**Task instructions**
Reproduce all lines of the listing below in which the word "with" occurs.
[BEGIN]
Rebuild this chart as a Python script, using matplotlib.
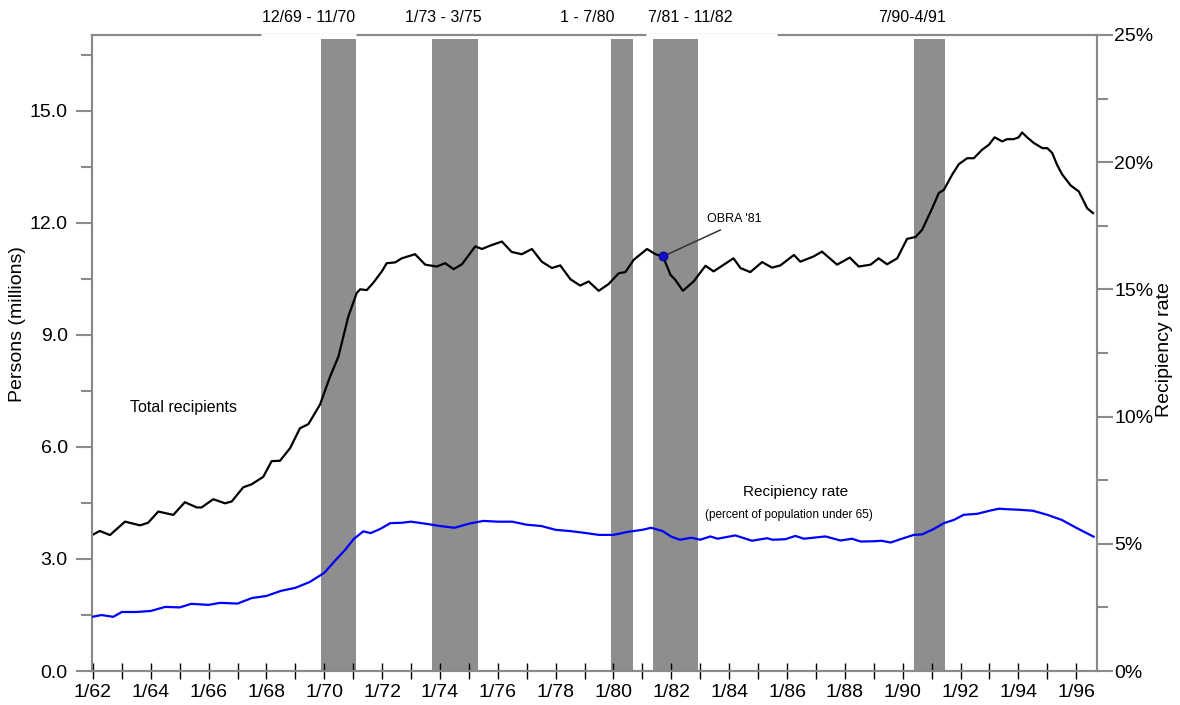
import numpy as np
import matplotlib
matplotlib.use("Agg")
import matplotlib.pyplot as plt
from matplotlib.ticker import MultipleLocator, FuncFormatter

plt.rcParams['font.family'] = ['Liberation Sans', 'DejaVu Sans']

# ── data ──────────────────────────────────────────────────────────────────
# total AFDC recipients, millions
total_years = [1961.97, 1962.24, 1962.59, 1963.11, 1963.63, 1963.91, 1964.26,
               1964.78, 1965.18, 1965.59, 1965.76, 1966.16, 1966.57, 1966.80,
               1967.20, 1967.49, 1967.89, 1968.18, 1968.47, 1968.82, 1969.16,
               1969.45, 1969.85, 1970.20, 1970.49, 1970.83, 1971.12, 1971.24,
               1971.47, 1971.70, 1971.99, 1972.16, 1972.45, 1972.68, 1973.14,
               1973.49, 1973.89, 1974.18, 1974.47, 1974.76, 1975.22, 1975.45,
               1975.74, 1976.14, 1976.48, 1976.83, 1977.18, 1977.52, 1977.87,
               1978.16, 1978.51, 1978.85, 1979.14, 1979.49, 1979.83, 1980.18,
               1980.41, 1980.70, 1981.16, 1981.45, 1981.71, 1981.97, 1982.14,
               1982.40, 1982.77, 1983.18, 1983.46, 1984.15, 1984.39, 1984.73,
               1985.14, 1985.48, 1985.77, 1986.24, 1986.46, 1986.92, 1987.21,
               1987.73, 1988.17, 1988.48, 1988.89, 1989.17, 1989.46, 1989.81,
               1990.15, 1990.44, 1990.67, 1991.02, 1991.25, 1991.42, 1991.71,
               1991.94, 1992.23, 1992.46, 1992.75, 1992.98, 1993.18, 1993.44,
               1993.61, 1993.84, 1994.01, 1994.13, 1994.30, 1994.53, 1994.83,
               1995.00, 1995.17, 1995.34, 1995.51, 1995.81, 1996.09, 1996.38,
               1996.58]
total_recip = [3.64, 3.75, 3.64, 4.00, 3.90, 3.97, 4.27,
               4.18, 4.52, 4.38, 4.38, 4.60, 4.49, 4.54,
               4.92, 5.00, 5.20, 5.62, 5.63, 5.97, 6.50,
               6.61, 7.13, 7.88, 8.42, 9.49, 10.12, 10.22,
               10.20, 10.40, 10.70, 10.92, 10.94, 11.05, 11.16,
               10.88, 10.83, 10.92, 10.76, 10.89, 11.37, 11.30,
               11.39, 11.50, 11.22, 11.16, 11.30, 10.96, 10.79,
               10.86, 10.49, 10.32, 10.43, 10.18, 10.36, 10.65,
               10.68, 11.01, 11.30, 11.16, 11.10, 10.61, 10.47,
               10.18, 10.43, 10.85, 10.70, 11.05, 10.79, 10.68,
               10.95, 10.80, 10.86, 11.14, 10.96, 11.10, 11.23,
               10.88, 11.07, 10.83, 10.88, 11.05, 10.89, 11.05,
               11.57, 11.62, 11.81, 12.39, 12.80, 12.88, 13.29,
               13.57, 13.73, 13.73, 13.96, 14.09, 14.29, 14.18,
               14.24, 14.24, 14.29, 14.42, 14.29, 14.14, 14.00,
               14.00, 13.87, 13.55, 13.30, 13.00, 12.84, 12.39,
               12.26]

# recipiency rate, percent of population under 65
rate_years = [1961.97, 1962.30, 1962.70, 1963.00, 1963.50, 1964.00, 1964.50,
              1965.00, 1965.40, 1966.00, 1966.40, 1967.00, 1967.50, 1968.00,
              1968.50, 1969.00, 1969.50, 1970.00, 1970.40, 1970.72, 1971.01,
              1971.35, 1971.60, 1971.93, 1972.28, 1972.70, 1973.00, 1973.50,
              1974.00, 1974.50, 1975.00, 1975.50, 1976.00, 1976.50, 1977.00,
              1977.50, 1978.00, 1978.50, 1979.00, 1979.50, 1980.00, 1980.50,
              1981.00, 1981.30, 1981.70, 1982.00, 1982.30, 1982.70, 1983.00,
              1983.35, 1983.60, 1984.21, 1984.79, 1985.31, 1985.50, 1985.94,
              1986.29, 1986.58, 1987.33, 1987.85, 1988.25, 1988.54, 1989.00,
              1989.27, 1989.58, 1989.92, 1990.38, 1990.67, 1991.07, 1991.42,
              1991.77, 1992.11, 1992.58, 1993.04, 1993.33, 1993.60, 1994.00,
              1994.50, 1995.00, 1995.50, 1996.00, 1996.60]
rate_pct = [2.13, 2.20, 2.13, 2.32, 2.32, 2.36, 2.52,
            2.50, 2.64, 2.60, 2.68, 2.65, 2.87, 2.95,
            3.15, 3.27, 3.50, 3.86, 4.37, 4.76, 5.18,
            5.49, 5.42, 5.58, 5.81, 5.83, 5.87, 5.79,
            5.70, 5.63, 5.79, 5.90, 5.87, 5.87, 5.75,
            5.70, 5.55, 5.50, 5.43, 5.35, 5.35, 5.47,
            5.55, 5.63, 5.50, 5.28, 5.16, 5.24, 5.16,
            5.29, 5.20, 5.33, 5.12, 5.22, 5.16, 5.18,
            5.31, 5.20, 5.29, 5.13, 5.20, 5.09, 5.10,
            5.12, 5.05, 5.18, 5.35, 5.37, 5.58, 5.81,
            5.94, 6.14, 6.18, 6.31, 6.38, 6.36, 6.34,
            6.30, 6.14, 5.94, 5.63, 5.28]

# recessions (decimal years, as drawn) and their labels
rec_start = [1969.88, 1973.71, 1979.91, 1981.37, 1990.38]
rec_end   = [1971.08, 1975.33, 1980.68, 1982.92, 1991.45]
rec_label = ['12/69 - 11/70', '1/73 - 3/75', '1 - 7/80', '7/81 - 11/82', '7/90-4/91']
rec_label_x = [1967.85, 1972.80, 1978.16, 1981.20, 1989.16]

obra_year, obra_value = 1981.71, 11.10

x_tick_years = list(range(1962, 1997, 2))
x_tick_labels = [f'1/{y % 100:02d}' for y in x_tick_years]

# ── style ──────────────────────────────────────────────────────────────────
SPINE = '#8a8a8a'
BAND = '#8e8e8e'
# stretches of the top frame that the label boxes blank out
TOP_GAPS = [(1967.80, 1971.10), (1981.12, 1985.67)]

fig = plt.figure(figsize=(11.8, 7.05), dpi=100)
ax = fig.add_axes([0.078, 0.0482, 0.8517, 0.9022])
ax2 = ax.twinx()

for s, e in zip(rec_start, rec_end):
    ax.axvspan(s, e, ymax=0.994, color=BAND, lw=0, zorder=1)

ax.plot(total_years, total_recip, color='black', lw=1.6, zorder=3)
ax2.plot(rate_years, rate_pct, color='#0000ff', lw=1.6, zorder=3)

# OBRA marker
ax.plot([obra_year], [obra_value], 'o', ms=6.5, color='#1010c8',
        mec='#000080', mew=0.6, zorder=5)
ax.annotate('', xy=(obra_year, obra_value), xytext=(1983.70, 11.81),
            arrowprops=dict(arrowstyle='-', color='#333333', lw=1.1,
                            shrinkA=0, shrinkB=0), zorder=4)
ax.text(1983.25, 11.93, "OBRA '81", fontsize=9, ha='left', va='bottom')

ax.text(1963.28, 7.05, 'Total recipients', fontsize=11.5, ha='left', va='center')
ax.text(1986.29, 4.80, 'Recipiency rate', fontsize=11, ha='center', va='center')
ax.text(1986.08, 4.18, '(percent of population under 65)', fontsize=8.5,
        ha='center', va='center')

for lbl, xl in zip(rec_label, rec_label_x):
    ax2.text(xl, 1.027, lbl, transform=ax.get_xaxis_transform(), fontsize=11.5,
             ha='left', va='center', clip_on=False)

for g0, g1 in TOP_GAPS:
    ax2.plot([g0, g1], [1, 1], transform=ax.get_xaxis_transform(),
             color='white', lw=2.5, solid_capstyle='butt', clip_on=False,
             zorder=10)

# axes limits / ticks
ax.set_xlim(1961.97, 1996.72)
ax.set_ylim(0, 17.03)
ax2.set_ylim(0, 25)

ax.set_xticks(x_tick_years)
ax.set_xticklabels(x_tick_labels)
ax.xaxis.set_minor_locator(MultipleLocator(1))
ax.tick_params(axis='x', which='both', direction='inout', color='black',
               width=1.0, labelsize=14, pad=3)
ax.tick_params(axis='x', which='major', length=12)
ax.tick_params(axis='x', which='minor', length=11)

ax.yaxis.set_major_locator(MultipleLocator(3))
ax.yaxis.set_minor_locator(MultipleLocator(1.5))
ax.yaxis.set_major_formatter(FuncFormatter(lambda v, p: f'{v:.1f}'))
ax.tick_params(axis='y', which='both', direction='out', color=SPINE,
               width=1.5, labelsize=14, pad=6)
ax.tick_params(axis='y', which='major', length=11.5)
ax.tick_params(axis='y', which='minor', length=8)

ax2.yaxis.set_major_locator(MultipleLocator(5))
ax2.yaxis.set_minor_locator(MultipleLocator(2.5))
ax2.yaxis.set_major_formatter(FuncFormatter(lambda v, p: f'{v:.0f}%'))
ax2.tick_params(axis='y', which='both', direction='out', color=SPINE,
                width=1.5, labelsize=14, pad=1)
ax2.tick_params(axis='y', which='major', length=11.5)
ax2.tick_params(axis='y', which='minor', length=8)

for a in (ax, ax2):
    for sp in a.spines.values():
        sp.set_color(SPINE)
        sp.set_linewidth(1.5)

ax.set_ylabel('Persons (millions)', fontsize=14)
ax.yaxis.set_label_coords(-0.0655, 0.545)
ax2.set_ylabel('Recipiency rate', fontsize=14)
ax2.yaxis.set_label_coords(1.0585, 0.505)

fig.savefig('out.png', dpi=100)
[END]
[BEGIN]
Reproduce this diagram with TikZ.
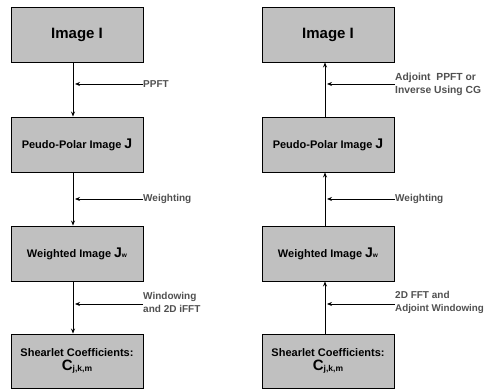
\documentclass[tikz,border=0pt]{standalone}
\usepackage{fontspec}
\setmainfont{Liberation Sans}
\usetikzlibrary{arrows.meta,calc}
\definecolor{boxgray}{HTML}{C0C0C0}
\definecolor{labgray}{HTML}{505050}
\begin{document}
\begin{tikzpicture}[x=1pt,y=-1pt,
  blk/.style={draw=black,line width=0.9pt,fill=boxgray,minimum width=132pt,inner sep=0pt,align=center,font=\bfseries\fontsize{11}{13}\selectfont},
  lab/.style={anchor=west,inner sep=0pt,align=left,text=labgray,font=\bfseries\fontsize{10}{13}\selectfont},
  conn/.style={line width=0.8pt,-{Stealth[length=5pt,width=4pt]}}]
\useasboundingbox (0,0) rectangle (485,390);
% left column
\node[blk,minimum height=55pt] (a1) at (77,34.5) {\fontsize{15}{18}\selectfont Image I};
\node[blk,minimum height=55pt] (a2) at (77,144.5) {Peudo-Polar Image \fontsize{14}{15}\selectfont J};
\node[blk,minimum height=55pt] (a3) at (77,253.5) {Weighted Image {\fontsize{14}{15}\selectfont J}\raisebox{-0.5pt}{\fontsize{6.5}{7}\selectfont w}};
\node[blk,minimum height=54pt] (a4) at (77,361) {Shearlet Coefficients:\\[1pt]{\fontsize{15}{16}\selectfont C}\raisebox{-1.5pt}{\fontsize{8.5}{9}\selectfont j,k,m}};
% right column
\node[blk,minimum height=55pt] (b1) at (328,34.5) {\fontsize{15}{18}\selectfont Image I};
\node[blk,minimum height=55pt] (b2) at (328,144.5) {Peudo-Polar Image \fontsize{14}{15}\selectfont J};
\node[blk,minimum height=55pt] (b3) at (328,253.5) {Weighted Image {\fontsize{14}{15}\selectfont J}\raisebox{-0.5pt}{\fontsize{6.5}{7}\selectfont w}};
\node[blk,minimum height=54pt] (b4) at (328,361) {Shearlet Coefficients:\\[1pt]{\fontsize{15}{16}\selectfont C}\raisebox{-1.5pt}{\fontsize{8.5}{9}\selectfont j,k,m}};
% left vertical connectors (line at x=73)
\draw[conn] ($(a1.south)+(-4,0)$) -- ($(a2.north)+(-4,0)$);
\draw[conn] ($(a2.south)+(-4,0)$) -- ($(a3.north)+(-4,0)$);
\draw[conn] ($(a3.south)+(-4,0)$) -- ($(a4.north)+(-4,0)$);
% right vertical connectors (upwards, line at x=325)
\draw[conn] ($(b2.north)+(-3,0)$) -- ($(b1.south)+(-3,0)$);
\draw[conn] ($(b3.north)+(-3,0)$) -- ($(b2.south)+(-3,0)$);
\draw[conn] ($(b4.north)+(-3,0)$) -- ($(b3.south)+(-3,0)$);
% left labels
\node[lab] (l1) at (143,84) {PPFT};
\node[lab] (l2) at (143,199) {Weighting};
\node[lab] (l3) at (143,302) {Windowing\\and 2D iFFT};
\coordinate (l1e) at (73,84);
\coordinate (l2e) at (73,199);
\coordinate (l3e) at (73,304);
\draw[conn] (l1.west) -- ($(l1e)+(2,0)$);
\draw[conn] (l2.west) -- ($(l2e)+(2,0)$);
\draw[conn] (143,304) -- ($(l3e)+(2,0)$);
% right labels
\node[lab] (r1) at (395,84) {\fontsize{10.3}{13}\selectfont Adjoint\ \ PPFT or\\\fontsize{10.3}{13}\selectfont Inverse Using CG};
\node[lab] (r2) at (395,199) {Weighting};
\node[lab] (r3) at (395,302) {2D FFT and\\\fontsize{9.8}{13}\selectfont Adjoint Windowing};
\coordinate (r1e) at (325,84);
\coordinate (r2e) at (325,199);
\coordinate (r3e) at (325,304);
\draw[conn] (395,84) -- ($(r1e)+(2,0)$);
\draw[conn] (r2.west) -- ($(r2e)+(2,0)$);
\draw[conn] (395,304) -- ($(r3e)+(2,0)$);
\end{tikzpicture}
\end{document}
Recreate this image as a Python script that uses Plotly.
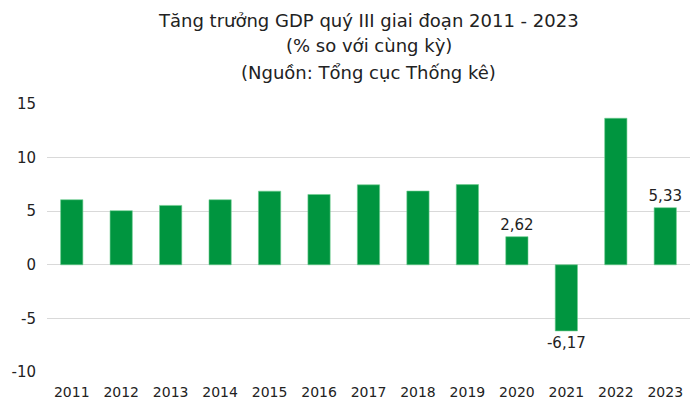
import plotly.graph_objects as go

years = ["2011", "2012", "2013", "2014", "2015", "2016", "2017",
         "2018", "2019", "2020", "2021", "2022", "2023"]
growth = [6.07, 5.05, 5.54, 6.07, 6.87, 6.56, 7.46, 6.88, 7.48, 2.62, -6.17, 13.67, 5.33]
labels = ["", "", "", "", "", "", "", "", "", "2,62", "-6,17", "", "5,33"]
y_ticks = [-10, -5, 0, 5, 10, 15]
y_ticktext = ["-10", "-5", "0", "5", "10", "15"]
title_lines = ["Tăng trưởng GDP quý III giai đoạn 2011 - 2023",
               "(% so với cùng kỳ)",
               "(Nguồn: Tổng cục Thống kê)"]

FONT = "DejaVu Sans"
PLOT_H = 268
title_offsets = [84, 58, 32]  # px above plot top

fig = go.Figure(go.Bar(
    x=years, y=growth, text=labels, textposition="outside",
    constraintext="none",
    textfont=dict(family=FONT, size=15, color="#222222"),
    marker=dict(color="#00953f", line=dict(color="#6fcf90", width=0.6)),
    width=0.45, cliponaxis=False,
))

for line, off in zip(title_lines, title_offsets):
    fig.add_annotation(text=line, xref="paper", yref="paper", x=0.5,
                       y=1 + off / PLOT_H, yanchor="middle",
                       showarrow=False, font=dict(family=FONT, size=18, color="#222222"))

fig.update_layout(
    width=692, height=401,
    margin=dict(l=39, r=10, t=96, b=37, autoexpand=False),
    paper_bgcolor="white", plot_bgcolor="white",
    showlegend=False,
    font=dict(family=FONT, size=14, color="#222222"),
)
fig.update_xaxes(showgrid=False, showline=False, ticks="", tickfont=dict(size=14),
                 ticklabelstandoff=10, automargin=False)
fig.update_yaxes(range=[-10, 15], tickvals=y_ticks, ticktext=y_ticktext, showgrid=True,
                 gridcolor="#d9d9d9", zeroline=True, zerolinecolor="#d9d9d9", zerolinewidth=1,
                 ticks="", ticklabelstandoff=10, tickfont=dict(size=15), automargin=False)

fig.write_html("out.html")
[END]
[BEGIN]
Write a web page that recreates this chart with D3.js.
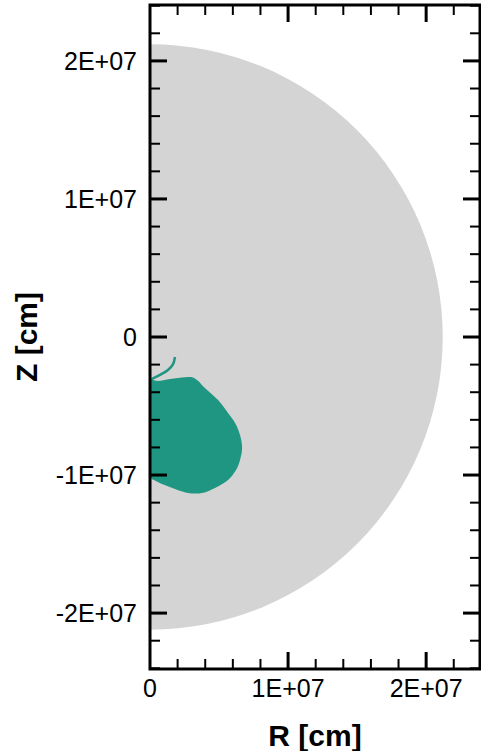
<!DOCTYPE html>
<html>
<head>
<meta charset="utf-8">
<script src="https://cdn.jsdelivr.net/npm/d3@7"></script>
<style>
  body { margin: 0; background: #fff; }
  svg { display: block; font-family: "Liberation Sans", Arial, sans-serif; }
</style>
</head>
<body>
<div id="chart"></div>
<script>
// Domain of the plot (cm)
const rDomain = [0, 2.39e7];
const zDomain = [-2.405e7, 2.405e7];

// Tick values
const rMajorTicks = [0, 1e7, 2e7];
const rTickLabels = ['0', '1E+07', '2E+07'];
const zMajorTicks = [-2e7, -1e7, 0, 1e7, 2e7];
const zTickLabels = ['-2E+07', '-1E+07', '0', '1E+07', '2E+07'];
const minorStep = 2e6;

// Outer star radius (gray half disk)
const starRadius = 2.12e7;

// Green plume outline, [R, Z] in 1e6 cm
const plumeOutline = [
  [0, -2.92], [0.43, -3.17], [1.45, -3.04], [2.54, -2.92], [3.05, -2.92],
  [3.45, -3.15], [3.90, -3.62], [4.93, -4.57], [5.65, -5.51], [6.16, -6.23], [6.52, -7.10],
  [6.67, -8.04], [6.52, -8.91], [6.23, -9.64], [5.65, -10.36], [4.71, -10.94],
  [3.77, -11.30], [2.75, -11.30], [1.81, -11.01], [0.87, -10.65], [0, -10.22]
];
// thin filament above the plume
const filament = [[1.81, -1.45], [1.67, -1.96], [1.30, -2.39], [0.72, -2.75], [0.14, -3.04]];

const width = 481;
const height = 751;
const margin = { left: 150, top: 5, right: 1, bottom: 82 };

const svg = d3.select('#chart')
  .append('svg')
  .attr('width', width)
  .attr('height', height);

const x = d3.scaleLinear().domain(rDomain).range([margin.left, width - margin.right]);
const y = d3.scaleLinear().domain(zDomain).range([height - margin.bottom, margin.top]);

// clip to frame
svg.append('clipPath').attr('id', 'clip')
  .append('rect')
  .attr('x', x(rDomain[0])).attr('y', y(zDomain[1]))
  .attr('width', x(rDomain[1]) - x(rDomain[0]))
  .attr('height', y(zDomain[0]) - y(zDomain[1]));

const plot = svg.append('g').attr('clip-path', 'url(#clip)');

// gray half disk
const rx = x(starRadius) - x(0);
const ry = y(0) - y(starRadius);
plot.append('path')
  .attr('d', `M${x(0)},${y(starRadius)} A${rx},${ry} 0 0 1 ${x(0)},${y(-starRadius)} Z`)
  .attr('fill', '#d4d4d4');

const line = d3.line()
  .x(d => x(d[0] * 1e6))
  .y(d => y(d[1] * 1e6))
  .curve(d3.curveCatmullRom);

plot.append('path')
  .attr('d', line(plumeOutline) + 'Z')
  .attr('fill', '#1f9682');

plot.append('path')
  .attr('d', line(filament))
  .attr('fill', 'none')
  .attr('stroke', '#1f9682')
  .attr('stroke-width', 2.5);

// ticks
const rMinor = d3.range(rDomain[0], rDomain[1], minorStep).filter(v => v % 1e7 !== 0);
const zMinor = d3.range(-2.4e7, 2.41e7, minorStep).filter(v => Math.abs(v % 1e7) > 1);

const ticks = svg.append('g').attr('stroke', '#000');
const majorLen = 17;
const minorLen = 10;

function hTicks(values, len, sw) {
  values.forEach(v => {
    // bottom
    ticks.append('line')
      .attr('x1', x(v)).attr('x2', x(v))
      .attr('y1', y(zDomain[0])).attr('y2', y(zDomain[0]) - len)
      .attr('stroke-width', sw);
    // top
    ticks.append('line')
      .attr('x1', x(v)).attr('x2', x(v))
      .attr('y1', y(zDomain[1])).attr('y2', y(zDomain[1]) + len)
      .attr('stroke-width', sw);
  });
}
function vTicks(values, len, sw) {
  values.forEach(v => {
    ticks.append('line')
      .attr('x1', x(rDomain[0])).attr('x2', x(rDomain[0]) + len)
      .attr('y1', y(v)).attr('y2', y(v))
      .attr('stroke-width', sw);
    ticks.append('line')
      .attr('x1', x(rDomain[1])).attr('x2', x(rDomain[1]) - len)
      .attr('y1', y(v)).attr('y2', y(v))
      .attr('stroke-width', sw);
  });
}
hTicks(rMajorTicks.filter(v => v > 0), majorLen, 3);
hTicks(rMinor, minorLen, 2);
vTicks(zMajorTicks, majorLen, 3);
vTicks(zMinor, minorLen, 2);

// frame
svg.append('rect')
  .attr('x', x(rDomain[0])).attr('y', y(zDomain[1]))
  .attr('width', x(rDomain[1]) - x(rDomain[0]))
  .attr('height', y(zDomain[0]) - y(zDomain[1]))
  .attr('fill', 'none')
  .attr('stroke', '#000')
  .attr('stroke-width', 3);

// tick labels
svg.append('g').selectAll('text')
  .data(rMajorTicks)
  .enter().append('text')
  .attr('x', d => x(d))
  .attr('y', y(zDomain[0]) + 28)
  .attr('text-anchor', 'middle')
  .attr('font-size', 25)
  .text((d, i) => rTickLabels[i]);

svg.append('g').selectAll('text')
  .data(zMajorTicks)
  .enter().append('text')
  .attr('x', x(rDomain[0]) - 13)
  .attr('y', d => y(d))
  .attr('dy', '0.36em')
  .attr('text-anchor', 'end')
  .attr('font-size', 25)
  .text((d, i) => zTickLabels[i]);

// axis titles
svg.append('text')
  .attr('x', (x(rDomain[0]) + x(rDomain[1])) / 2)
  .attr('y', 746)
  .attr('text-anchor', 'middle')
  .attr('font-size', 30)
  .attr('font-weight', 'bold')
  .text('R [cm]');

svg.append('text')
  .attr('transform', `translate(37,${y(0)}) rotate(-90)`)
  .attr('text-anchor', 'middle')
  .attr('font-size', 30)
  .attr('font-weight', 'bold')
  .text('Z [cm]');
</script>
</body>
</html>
[END]
**In response**
Reproduce this diagram with TikZ.
Write a web page that recreates this chart with D3.js.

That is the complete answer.